We’ve got to stop using the ‘R’ word

How often do you use the word “retarded” in daily conversation? Painfully enough, I hate to admit my friends and I do more than we should.

The other night I was flipping through the channels and came across one of my favorite characters on television, Becky Jackson from “Glee.” I love Becky’s character because she fights through the stereotype that surrounds her character with Down Syndrome.

Lauren Potter plays the role of Becky, a high school student in “Glee” who villain Sue Sylvester uses as her personal assistant and protégé.

Potter was being interviewed on one of the entertainment news shows and what she had to say was so powerful. She told the reporter, “Enough is enough and you got to stop the ‘R’ word.”

Potter is working with a group to launch a national campaign to stop the use of the word “retarded.” She feels as though the word is degrading and disrespectful to people who just want to live a normal life.

Thousands have signed up and pledged to not use the “R” word, as Potter said. I challenge myself, and the UNA community to stop the use of this negative and hurtful word that many of us don’t even know the true meaning of.

We as a generation use this word on a daily basis and forget that those around us who may have or know someone with a cognitive learning disability can be greatly hurt by the word. We should band together and stop the use of such words and find something else to describe people, things or situations.

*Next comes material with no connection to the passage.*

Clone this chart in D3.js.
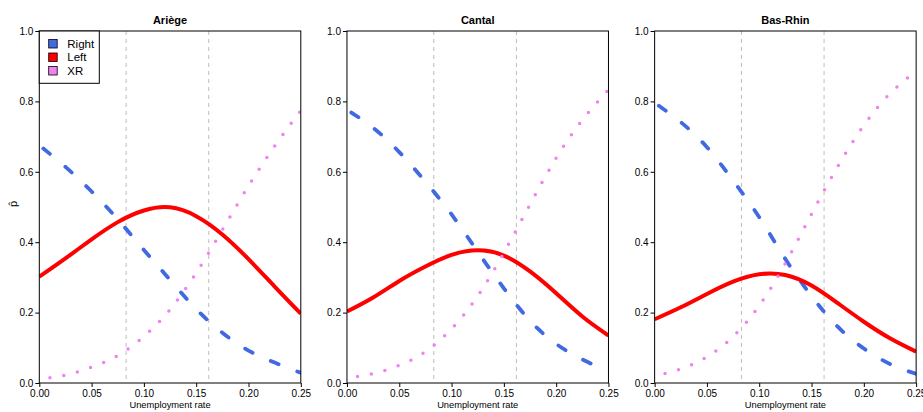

The times have changed, and I think we as a UNA community can make a little change to promote a bigger change in our generation. Why should people like Lauren Potter, who is obviously successful, be put down and hurt by vicious words that others say?

I think we as UNA students have become very good at taking action in our community, and we can be very active at stopping the use of this word. Let’s band together and stop using this word and help individuals with cognitive learning disabilities live a normal life like many people take for granted.